House to pass 2 more bills certified as Ledac priority measures before session break
MANILA, Philippines — The House of Representatives is set to approve on third and final reading two more bills that are priority measures by President Ferdinand Marcos Jr. and the Legislative-Executive Development Advisory Council (Ledac) before the sine die adjournment of the 19th Congress’ first regular session this week.
“We are doing our part in supporting the President’s socio-economic development agenda by passing these urgent proposed pieces of legislation that would sustain our economic growth and create more job and income opportunities for our people,” Speaker Ferdinand Martin Romualdez said in a statement.
“We are inching toward accomplishing our goal of approving all of these priorities measures, thanks to the hard and tireless work of our colleagues,” he added.

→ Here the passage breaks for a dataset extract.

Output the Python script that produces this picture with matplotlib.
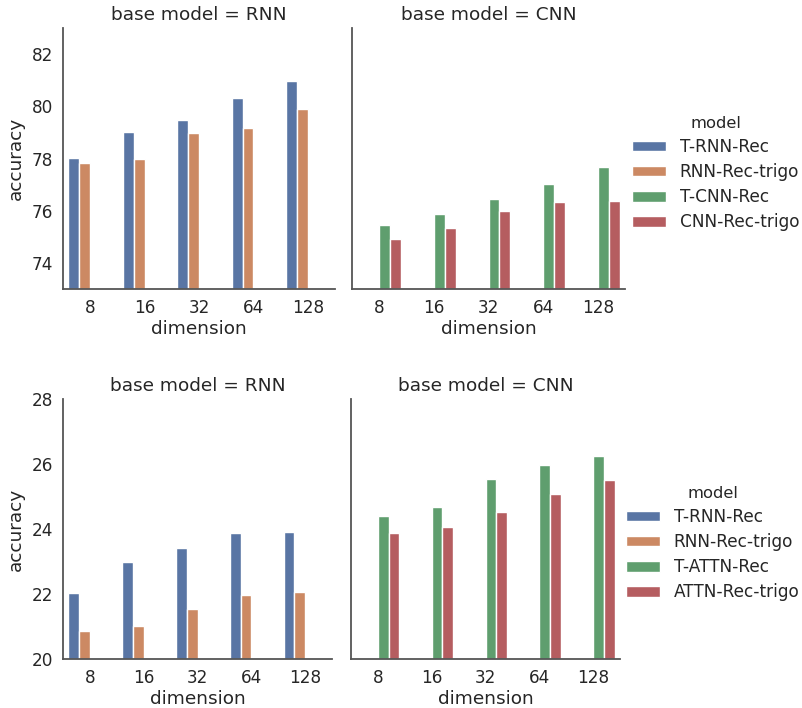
import matplotlib
matplotlib.use("Agg")
import matplotlib.pyplot as plt
import seaborn as sns
import numpy as np

dimensions = ["8", "16", "32", "64", "128"]

# top row
top_models = ["T-RNN-Rec", "RNN-Rec-trigo", "T-CNN-Rec", "CNN-Rec-trigo"]
top_t_rnn = [78.03, 79.00, 79.47, 80.32, 80.98]
top_rnn_trigo = [77.84, 77.97, 78.96, 79.15, 79.89]
top_t_cnn = [75.45, 75.88, 76.46, 77.04, 77.66]
top_cnn_trigo = [74.92, 75.34, 75.99, 76.35, 76.38]

# bottom row
bot_models = ["T-RNN-Rec", "RNN-Rec-trigo", "T-ATTN-Rec", "ATTN-Rec-trigo"]
bot_t_rnn = [22.03, 22.99, 23.42, 23.89, 23.92]
bot_rnn_trigo = [20.86, 21.02, 21.54, 21.97, 22.05]
bot_t_attn = [24.40, 24.69, 25.54, 25.96, 26.25]
bot_attn_trigo = [23.89, 24.05, 24.52, 25.08, 25.52]

sns.set_style("white")
plt.rcParams['font.family'] = ['DejaVu Sans']
plt.rcParams['font.size'] = 13

base = sns.color_palette("deep", 4)
colors = [sns.desaturate(c, 0.75) for c in base]
text_color = "#262626"

fig = plt.figure(figsize=(8.02, 7.08), dpi=100)

def draw(ax, series, hue_idx, title, ylim, yticks, show_ylabel):
    x = np.arange(len(dimensions))
    n = 4
    w = 0.8 / n
    for vals, hi in zip(series, hue_idx):
        off = -0.4 + w * (hi + 0.5)
        ax.bar(x + off, np.array(vals) - ylim[0], bottom=ylim[0], width=w,
               color=colors[hi], edgecolor="white", linewidth=1)
    ax.set_xlim(-0.5, len(dimensions) - 0.5)
    ax.set_ylim(*ylim)
    ax.set_xticks(x)
    ax.set_xticklabels(dimensions)
    ax.set_yticks(yticks)
    ax.set_title(title, color=text_color, fontsize=13.3)
    ax.set_xlabel("dimension", color=text_color, fontsize=13.3, labelpad=2)
    if show_ylabel:
        ax.set_ylabel("accuracy", color=text_color, fontsize=13.3, labelpad=5)
    else:
        ax.set_yticklabels([])
    ax.tick_params(axis="both", labelsize=12.2, colors=text_color, length=0, pad=7)
    for s in ["top", "right"]:
        ax.spines[s].set_visible(False)
    for s in ["left", "bottom"]:
        ax.spines[s].set_color("#555555")
        ax.spines[s].set_linewidth(1.3)

ax1 = fig.add_axes([63/802, 1-289/708, 272/802, 261/708])
ax2 = fig.add_axes([352/802, 1-289/708, 273/802, 261/708])
ax3 = fig.add_axes([63/802, 1-659/708, 269/802, 260/708])
ax4 = fig.add_axes([351/802, 1-659/708, 269/802, 260/708])

draw(ax1, [top_t_rnn, top_rnn_trigo], [0, 1], "base model = RNN", (73, 83), [74, 76, 78, 80, 82], True)
draw(ax2, [top_t_cnn, top_cnn_trigo], [2, 3], "base model = CNN", (73, 83), [74, 76, 78, 80, 82], False)
draw(ax3, [bot_t_rnn, bot_rnn_trigo], [0, 1], "base model = RNN", (20, 28), [20, 22, 24, 26, 28], True)
draw(ax4, [bot_t_attn, bot_attn_trigo], [2, 3], "base model = CNN", (20, 28), [20, 22, 24, 26, 28], False)

from matplotlib.patches import Patch

def add_legend(models, anchor):
    handles = [Patch(facecolor=colors[i], edgecolor="white", label=m) for i, m in enumerate(models)]
    leg = fig.legend(handles=handles, title="model", loc="center left",
                     bbox_to_anchor=anchor, frameon=False, fontsize=12.2,
                     title_fontsize=11.8, handlelength=2.0, handleheight=0.6,
                     labelspacing=0.42, handletextpad=0.8, borderaxespad=0,
                     borderpad=0.2)
    for t in leg.get_texts():
        t.set_color(text_color)
    leg.get_title().set_color(text_color)

add_legend(top_models, (629/802, 1-173.5/708))
add_legend(bot_models, (623/802, 1-543.5/708))

fig.savefig("out.png", dpi=100)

According to Romualdez, these two bills are the proposed Philippine Salt Industry Development Act and the Bureau of Immigration Modernization Act, adding that their approval would bring the total number of approved measures to 33 out of the 42 bills in the Ledac list.

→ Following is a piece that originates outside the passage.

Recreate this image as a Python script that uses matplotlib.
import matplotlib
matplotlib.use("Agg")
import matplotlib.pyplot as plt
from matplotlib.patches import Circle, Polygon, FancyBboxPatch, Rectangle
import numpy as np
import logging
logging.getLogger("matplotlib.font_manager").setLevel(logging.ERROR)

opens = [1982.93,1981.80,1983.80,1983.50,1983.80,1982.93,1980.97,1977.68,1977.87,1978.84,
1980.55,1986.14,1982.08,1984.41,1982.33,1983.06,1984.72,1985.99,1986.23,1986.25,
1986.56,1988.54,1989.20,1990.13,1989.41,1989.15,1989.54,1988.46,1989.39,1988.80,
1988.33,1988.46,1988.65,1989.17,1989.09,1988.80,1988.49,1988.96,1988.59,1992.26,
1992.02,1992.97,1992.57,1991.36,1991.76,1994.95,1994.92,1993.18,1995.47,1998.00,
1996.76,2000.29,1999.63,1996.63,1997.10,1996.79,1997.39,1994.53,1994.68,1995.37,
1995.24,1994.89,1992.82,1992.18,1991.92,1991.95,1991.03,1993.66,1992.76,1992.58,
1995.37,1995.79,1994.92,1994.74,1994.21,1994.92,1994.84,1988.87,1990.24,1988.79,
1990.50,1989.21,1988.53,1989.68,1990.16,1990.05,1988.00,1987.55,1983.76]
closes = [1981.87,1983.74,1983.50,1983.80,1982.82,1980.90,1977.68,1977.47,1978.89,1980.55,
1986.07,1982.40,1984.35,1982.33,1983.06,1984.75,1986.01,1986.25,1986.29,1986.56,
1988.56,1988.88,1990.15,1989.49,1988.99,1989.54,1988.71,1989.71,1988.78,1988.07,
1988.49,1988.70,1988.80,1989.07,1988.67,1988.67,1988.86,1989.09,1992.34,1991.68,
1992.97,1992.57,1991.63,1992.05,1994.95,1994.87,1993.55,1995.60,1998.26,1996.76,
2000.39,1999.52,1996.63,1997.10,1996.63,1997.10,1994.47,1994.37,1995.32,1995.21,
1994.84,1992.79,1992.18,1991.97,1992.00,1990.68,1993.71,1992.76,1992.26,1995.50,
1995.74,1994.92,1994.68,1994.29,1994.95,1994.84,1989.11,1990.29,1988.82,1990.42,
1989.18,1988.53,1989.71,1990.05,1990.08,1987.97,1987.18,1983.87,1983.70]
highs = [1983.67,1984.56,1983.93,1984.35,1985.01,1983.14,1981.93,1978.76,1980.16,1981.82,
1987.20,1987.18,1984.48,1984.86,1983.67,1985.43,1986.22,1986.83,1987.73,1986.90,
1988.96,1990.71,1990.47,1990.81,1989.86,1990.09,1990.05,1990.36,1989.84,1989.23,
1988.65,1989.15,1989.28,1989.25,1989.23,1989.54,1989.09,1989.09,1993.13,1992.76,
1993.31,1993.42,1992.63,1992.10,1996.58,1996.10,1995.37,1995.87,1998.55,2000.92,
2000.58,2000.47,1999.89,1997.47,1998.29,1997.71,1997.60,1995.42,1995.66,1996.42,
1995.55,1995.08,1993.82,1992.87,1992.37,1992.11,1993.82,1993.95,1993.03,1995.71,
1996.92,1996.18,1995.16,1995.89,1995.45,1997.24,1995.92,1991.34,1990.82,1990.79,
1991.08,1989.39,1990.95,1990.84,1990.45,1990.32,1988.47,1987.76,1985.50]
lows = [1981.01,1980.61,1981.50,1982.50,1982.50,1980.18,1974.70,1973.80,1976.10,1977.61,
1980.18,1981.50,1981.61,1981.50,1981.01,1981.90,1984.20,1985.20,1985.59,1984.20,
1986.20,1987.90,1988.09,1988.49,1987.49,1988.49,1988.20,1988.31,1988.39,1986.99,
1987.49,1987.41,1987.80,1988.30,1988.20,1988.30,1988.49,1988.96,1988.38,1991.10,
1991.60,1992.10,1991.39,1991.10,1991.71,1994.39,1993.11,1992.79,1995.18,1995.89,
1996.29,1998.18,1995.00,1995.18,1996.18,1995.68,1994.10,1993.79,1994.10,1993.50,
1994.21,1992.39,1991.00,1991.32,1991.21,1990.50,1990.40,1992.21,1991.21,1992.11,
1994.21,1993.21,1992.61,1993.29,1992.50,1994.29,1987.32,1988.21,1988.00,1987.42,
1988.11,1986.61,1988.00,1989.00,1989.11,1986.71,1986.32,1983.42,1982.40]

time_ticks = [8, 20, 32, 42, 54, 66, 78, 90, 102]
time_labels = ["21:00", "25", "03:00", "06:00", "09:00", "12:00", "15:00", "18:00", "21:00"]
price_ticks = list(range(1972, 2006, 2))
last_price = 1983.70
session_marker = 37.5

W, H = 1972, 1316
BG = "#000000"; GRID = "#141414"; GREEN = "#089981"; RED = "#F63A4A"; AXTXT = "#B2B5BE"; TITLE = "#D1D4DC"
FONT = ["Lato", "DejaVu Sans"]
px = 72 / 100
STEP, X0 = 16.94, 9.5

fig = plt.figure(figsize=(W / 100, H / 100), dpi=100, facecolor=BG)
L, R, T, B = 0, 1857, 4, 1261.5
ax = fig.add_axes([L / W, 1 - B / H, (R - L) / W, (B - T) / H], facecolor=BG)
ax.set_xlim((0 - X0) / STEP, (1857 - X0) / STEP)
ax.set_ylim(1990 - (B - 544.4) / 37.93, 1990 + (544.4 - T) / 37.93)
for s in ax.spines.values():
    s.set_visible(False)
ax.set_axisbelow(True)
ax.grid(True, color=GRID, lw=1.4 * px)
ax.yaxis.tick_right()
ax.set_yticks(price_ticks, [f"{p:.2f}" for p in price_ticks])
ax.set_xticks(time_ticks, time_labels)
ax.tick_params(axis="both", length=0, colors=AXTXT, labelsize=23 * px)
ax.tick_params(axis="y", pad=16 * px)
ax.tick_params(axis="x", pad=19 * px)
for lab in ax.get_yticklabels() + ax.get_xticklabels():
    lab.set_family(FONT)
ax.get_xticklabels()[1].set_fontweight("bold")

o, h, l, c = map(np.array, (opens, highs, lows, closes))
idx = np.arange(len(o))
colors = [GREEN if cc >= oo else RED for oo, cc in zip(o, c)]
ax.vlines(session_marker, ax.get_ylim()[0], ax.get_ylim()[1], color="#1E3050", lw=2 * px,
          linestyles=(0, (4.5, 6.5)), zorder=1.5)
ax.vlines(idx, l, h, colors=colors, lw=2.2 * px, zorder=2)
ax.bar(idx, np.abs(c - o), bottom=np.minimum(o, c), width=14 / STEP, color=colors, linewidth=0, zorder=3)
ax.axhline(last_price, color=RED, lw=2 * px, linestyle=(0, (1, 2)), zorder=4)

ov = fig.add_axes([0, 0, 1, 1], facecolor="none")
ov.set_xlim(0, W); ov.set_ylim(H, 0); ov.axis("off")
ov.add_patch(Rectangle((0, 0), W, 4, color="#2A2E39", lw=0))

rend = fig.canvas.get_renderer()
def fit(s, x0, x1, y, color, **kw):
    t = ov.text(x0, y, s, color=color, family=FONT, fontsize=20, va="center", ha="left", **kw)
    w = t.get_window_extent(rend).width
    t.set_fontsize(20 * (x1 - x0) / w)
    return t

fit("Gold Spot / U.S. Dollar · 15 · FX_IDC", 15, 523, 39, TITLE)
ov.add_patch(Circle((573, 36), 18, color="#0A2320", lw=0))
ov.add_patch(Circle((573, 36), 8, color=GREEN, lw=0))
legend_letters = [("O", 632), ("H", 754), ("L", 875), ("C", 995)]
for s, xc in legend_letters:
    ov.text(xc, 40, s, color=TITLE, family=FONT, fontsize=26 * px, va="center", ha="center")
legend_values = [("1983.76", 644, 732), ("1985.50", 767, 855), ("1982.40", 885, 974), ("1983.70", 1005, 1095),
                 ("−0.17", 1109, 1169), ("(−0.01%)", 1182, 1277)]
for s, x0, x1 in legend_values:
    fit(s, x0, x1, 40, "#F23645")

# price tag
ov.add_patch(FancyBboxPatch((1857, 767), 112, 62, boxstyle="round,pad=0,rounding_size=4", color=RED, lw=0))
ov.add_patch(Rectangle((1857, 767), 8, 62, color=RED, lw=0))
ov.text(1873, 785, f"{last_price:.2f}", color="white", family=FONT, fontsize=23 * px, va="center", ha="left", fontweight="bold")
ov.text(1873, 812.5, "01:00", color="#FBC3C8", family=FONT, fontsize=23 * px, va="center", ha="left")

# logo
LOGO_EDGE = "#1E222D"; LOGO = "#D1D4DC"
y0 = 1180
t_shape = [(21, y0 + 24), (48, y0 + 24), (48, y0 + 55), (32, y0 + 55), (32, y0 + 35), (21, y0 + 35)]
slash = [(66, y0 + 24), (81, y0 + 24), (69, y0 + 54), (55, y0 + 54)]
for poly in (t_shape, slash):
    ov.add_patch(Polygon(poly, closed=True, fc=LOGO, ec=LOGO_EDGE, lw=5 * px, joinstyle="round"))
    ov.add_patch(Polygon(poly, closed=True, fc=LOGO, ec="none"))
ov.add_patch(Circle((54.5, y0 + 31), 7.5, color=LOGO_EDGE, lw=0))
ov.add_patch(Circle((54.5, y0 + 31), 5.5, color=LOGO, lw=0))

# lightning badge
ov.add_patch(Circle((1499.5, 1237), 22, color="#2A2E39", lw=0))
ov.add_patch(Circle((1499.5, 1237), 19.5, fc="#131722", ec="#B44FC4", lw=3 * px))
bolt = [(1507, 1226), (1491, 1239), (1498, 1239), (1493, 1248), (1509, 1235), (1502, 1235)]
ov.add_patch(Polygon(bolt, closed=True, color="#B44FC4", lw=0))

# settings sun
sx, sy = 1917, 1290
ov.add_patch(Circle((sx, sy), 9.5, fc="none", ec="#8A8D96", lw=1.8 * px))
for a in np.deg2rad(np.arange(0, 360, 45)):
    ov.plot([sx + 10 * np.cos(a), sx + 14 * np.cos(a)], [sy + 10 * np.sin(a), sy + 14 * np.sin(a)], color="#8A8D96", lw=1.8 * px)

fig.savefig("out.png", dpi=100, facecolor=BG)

Meanwhile, three other Ledac priority bills, namely the Natural Gas Industry Enabling Law, National Employment Action Plan, and Philippine Ecosystem and Natural Capital Accounting System Bill, are also scheduled for second-reading approval before the session break.

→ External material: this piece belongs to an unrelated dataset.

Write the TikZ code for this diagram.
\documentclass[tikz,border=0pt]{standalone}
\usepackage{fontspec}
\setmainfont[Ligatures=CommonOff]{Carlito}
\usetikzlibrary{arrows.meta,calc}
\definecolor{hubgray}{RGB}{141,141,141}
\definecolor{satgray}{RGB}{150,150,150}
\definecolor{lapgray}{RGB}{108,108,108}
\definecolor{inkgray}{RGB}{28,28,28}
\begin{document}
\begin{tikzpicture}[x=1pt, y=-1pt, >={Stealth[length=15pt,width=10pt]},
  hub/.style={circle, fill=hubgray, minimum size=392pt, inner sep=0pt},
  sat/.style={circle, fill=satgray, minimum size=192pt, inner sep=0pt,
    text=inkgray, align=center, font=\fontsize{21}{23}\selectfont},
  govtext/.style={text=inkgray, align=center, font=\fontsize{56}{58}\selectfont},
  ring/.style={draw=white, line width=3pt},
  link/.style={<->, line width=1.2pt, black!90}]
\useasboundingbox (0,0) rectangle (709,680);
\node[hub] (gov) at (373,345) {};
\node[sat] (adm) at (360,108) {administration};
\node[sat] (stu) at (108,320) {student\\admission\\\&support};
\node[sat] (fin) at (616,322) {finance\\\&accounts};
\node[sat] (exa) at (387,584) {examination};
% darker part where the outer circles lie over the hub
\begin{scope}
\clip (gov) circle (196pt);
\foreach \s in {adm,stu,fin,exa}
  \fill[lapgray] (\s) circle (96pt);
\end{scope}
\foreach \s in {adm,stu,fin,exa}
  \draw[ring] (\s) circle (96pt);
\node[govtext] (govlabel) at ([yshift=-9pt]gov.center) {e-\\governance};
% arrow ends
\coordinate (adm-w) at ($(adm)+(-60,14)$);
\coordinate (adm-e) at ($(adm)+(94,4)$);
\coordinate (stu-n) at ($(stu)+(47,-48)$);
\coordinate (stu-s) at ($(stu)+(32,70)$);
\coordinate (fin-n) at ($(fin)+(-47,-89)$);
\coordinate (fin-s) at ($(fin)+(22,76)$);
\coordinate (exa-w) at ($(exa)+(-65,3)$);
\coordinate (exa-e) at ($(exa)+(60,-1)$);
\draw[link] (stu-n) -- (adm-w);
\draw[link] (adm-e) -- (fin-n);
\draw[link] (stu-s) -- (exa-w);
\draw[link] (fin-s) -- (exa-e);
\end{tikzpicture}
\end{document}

Romualdez said the draft Philippine Salt Industry Development Act seeks to revive the dying salt industry in the country, highlighting the need to assist salt farmers through “training, technology, and funding to increase their produce, and in marketing it.”
The bill’s provisions include “the creation of the Philippine Salt Industry Development Council and the formulation of a Philippine salt industry roadmap. It designates the Department of Agriculture, through its Bureau of Fisheries and Aquatic Resources (BFAR), as the lead agency in reviving and developing the salt industry,” he said
On the other hand, the Bureau of Immigration Modernization Act aims to update the 83-year-old immigration law, Commonwealth Act No. 613, or the Philippine Immigration Act of 1940.
“The bill aims to modernize and streamline our immigration system to encourage international tourism and foreign investments that would boost the economy,” Romualdez said.
He added that it would refresh the country’s immigration law and cover cross-border crimes, including smuggling, illegal recruitment, and human trafficking, and would update immigration personnel’s compensation.